Sotelo’s nickname, Piolín (“Tweety Bird”), came from longtime friends who clowned him about his short stature and the big lips he now flaps effectively for radio. In a studio the size of a bedroom, Piolín jockeys to set up his next caller and hit the laugh-track buttons, a staple on his show. Meanwhile, his crew of seven producers and sketch players — hailing from places as varied as Mexico, El Salvador and Peru — is armed with laptops and busy managing different aspects of the show, including writing, on-air participation, special effects and instant Google searches, which help Piolín move his show along. Peruvian-born Luis Garibay sets up gunshot sound effects like a court stenographer: Cock, Cock, BOOM! This is especially effective on the Piolínbomba, where listeners call in and tell their jokes. Piolín is the main character, but the show also features a full lineup of characters with distinct personalities: Chela Prieto, a single mother of two; Don Poncho del Codo Agarrado, an old retired politician who firmly believes men are superior to women; Casimiro Buena Vista Mira Lejos, the town drunk; El Talpujas; Chipilín; Culantro; and 14-year-old Telorino. The show comprises chistes (jokes), bromas (pranks) and crank calls that are at times sexual in content but generally in good taste and good fun.
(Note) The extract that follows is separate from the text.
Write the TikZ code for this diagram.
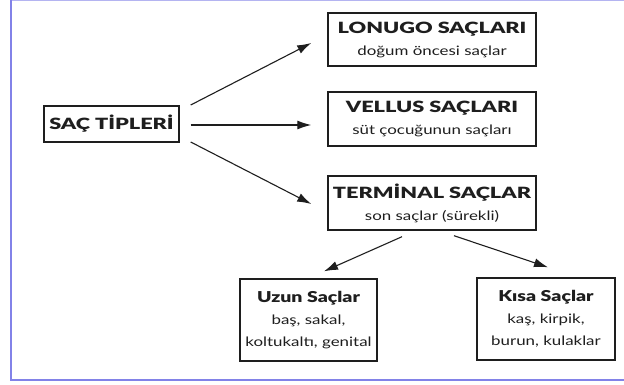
\documentclass[tikz,border=0pt]{standalone}
\usepackage{fontspec}
\setmainfont{Lato}[FakeStretch=1.3]
\newfontfamily\capsfont{Lato Black}[FakeStretch=1.4]
\newfontfamily\mixfont{Lato Black}[FakeStretch=1.3]
\usetikzlibrary{arrows.meta,calc}
\definecolor{frameblue}{RGB}{130,130,232}
\definecolor{ink}{RGB}{30,30,30}
\tikzset{
  box/.style={draw=ink, line width=1.4pt, fill=white, inner sep=0pt, align=center, text=ink,
    font=\fontsize{13}{22}\selectfont},
  conn/.style={draw=ink, line width=1.1pt, -{Latex[length=14pt,width=9pt]}},
}
\newcommand{\ttl}[1]{{\capsfont\fontsize{15.5}{22}\selectfont #1}}
\newcommand{\mttl}[1]{{\mixfont\fontsize{15}{22}\selectfont #1}}
\begin{document}
\begin{tikzpicture}[x=1pt,y=-1pt]
\useasboundingbox (0,0) rectangle (624,385);
\fill[white] (0,0) rectangle (624,385);
% frame
\draw[frameblue!60, line width=1.2pt] (11,0.6) -- (624,0.6);
\draw[frameblue, line width=2pt] (11,0) -- (11,380) -- (624,380);
% nodes
\node[box, minimum width=135pt, minimum height=36pt] (sac) at (111.5,124) {\ttl{SAÇ TİPLERİ}};
\node[box, minimum width=208pt, minimum height=53pt] (lon) at (432,39.5) {\ttl{LONUGO SAÇLARI}\\doğum öncesi saçlar};
\node[box, minimum width=208pt, minimum height=54pt] (vel) at (432,119) {\ttl{VELLUS SAÇLARI}\\süt çocuğunun saçları};
\node[box, minimum width=208pt, minimum height=54pt] (ter) at (432,203) {\ttl{TERMİNAL SAÇLAR}\\son saçlar (sürekli)};
\node[box, minimum width=137pt, minimum height=82pt] (uzun) at (308.5,320) {\mttl{Uzun Saçlar}\\baş, sakal,\\koltukaltı, genital};
\node[box, minimum width=138pt, minimum height=82pt] (kisa) at (546,319) {\mttl{Kısa Saçlar}\\kaş, kirpik,\\burun, kulaklar};
% connectors
\draw[conn] ($(sac.east)+(11,-19)$) -- ($(lon.west)+(-16,3.5)$);
\draw[conn] ($(sac.east)+(11,1)$) -- ($(vel.west)+(-16,6)$);
\draw[conn] ($(sac.east)+(11,18)$) -- ($(ter.west)+(-16,1)$);
\draw[conn] ($(ter.south)+(-30,6)$) -- ($(uzun.north)+(15.5,-7)$);
\draw[conn] ($(ter.south)+(22,5)$) -- ($(kisa.north)+(2,-10)$);
\end{tikzpicture}
\end{document}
Today Piolín calls up the manager of an apartment complex and complains that the neighbors above make love all night and that he can’t get any sleep.

“Hello, yes I can’t sleep,” he tells the manager in broken English, “Here, listen.”

Piolín pretends to put the phone up to the neighbors’ wall and plays the sound of a squeaking bed.

Marcela Luevanos, who also does news and traffic, gamely simulates enthusiastic copulation.

“My grandmother asks me questions about the noise and I don’t know what to say,” Piolín tells the manager, “and my dog won’t stop barking because of the squeaking.”

The crew is laughing hysterically, though the manager seems really concerned: “Okay, sir, I’ve heard enough.”